In the third chapter a reassessment of the territory of Iasos is attempted, especially vis-à-vis that of its two main neighbours Mylasa and Miletos. The authors follow Robert in attributing the Kazıklı peninsula west of Iasos to Miletos, and pose the question where precisely the boundary lay between the two cities' territories. In light of what has been suggested about Chalketor's incorporation into Iasian territory, the 'inconvenient' location of the community of the Hydaeis is then discussed.

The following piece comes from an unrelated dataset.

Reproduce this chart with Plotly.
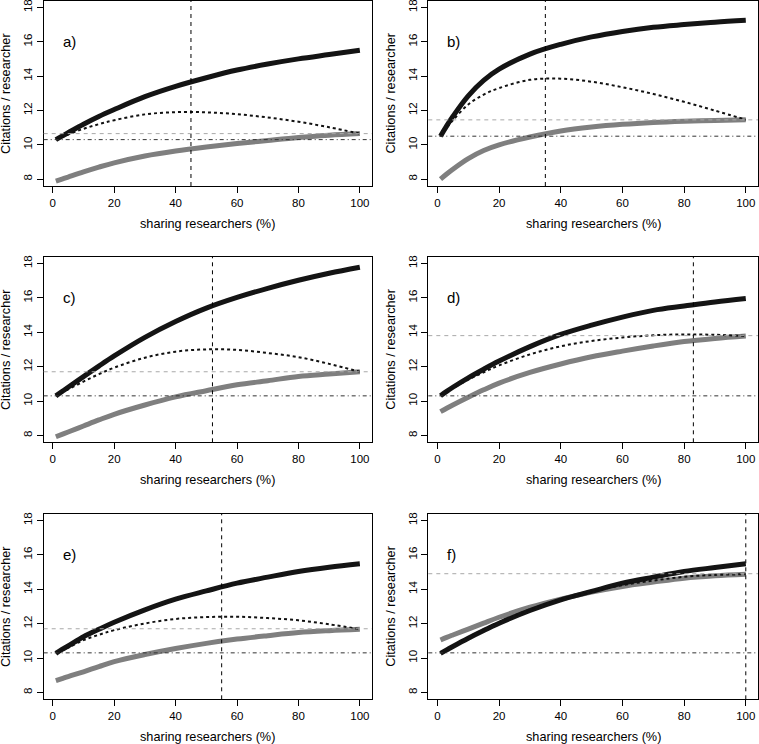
import plotly.graph_objects as go

W, H = 759, 744

# shared x positions (sharing researchers, %)
X = [1, 3, 5, 10, 15, 20, 30, 40, 50, 60, 70, 80, 90, 100]

panel_labels = ["a)", "b)", "c)", "d)", "e)", "f)"]

# upper (black) curves
upper_a = [10.3, 10.5, 10.7, 11.2, 11.65, 12.05, 12.8, 13.4, 13.9, 14.35, 14.7, 15.0, 15.25, 15.5]
upper_b = [10.5, 11.1, 11.65, 12.85, 13.75, 14.4, 15.28, 15.85, 16.28, 16.6, 16.84, 17.0, 17.14, 17.25]
upper_c = [10.3, 10.55, 10.8, 11.42, 12.03, 12.62, 13.7, 14.62, 15.4, 16.02, 16.55, 17.02, 17.43, 17.78]
upper_d = [10.3, 10.56, 10.8, 11.35, 11.85, 12.32, 13.16, 13.87, 14.41, 14.88, 15.27, 15.52, 15.76, 15.96]
upper_e = [10.27, 10.5, 10.7, 11.24, 11.67, 12.08, 12.8, 13.42, 13.9, 14.35, 14.7, 15.03, 15.28, 15.48]
upper_f = [10.27, 10.47, 10.67, 11.15, 11.6, 12.02, 12.76, 13.38, 13.87, 14.35, 14.7, 15.03, 15.26, 15.48]

# lower (grey) curves
lower_a = [7.88, 8.0, 8.12, 8.42, 8.7, 8.95, 9.35, 9.64, 9.87, 10.07, 10.25, 10.42, 10.55, 10.65]
lower_b = [8.0, 8.3, 8.58, 9.2, 9.67, 10.0, 10.45, 10.8, 11.03, 11.19, 11.3, 11.37, 11.42, 11.46]
lower_c = [7.92, 8.06, 8.2, 8.55, 8.9, 9.23, 9.77, 10.24, 10.6, 10.94, 11.18, 11.43, 11.57, 11.7]
lower_d = [9.38, 9.58, 9.77, 10.22, 10.65, 11.04, 11.66, 12.15, 12.57, 12.9, 13.2, 13.46, 13.64, 13.78]
lower_e = [8.68, 8.8, 8.92, 9.2, 9.5, 9.79, 10.2, 10.55, 10.85, 11.1, 11.3, 11.48, 11.59, 11.67]
lower_f = [11.05, 11.2, 11.34, 11.68, 12.03, 12.37, 12.95, 13.42, 13.83, 14.16, 14.41, 14.64, 14.78, 14.87]

# middle (dotted) curves
mid_a = [10.3, 10.45, 10.6, 10.93, 11.2, 11.43, 11.77, 11.9, 11.89, 11.78, 11.59, 11.34, 11.02, 10.65]
mid_b = [10.47, 11.0, 11.42, 12.35, 12.92, 13.3, 13.78, 13.85, 13.67, 13.35, 12.96, 12.5, 11.99, 11.46]
mid_c = [10.3, 10.48, 10.67, 11.13, 11.56, 11.94, 12.52, 12.87, 13.0, 12.97, 12.79, 12.55, 12.16, 11.7]
mid_d = [10.3, 10.53, 10.75, 11.24, 11.67, 12.07, 12.71, 13.18, 13.49, 13.69, 13.82, 13.87, 13.85, 13.78]
mid_e = [10.27, 10.45, 10.6, 11.04, 11.35, 11.62, 12.01, 12.27, 12.38, 12.4, 12.32, 12.19, 11.96, 11.67]
mid_f = [10.27, 10.5, 10.7, 11.2, 11.67, 12.09, 12.82, 13.4, 13.85, 14.24, 14.5, 14.72, 14.83, 14.87]

# reference lines
vline_x = [45, 35, 52, 83, 55, 100]
grey_h = [10.65, 11.45, 11.7, 13.8, 11.7, 14.9]
base_h = [10.3, 10.5, 10.3, 10.3, 10.3, 10.3]

x_ticks = [0, 20, 40, 60, 80, 100]
y_ticks = [8, 10, 12, 14, 16, 18]
x_title = "sharing researchers (%)"
y_title = "Citations / researcher"

uppers = [upper_a, upper_b, upper_c, upper_d, upper_e, upper_f]
lowers = [lower_a, lower_b, lower_c, lower_d, lower_e, lower_f]
mids = [mid_a, mid_b, mid_c, mid_d, mid_e, mid_f]

# layout geometry in pixels
cols_px = [(43.7, 372.0), (428.3, 758.0)]
rows_px = [(0.5, 186.0), (256.5, 442.3), (513.5, 699.3)]

FONT = "Liberation Sans, Arial, Helvetica, sans-serif"

fig = go.Figure()
layout = dict(
    width=W, height=H,
    margin=dict(l=0, r=0, t=0, b=0),
    paper_bgcolor="white", plot_bgcolor="white",
    showlegend=False,
    font=dict(family=FONT, size=12, color="black"),
)
annotations = []
shapes = []

for i in range(6):
    r, c = divmod(i, 2)
    xa = "x" if i == 0 else f"x{i+1}"
    ya = "y" if i == 0 else f"y{i+1}"
    xk = "xaxis" if i == 0 else f"xaxis{i+1}"
    yk = "yaxis" if i == 0 else f"yaxis{i+1}"
    l, rr = cols_px[c]
    t, b = rows_px[r]
    xd = [l / W, rr / W]
    yd = [1 - b / H, 1 - t / H]
    axis_common = dict(showgrid=False, zeroline=False, showline=True, linecolor="black",
                       linewidth=1, mirror=True, ticks="outside", ticklen=6, tickwidth=1,
                       tickcolor="black", ticklabeloverflow="allow",
                       tickfont=dict(family=FONT, size=11.5, color="black"))
    layout[xk] = dict(domain=xd, range=[-2.96, 103.96], tickvals=x_ticks, anchor=ya, **axis_common)
    layout[yk] = dict(domain=yd, range=[7.6, 18.4], tickvals=y_ticks, tickangle=-90, anchor=xa, **axis_common)

    # horizontal reference lines
    shapes.append(dict(type="line", xref=f"{xa} domain", yref=ya, x0=0, x1=1,
                       y0=grey_h[i], y1=grey_h[i], line=dict(color="#a8a8a8", width=1, dash="4px,4px")))
    shapes.append(dict(type="line", xref=f"{xa} domain", yref=ya, x0=0, x1=1,
                       y0=base_h[i], y1=base_h[i], line=dict(color="#333333", width=1, dash="4px,3px,1px,3px")))
    shapes.append(dict(type="line", xref=xa, yref=f"{ya} domain", x0=vline_x[i], x1=vline_x[i],
                       y0=0, y1=1, line=dict(color="black", width=1, dash="4px,4px")))

    fig.add_trace(go.Scatter(x=X, y=lowers[i], mode="lines", xaxis=xa, yaxis=ya,
                             line=dict(color="#7f7f7f", width=5, shape="spline"), hoverinfo="skip"))
    fig.add_trace(go.Scatter(x=X, y=uppers[i], mode="lines", xaxis=xa, yaxis=ya,
                             line=dict(color="#141414", width=5, shape="spline"), hoverinfo="skip"))
    fig.add_trace(go.Scatter(x=X, y=mids[i], mode="lines", xaxis=xa, yaxis=ya,
                             line=dict(color="#111111", width=2, dash="dot", shape="spline"), hoverinfo="skip"))

    annotations.append(dict(x=2.6, y=16.0, xref=xa, yref=ya, text=panel_labels[i], showarrow=False,
                            xanchor="left", yanchor="middle", font=dict(family=FONT, size=15, color="black")))
    annotations.append(dict(x=(l + rr) / 2 / W, y=1 - (b + 38) / H, xref="paper", yref="paper",
                            text=x_title, showarrow=False, xanchor="center", yanchor="middle",
                            font=dict(family=FONT, size=12.7, color="black")))
    annotations.append(dict(x=(l - 37) / W, y=1 - (t + b) / 2 / H, xref="paper", yref="paper",
                            text=y_title, showarrow=False, textangle=-90, xanchor="center", yanchor="middle",
                            font=dict(family=FONT, size=12.7, color="black")))

layout["annotations"] = annotations
layout["shapes"] = shapes
fig.update_layout(**layout)
fig.write_html("out.html", config={"displayModeBar": False},
               post_script="document.body.style.margin='0px';document.body.style.overflow='hidden';")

Louis Robert long ago suggested that this small polis should be sought at the extreme southern tip of the Grion range, above the village of Damlıboğaz on the northern shore of the Little Sea, where there are ancient remains above the village and in the plain below. But a) this would put Hydai precisely between Iasos and Chalketor and so break the contiguity of those two cities' territories, and b) the little epigraphic evidence we have about the Hydaeis puts them firmly within the Mylasan sphere. The authors argue that the Hydaeis must therefore be sought further up in the Euromis plain. They are right to pose the problem, but the discussion leaves quite a few loose ends: where does it leave the site at Damlıboğaz, and how easy is it to find alternative locations for the Hydaeis?
Despite the qualifications here expressed, this is an important and interesting book. The attempt to bring some topographical logic into the relative position of Miletos, Iasos and Mylasa, is worthwhile and will surely inspire future research.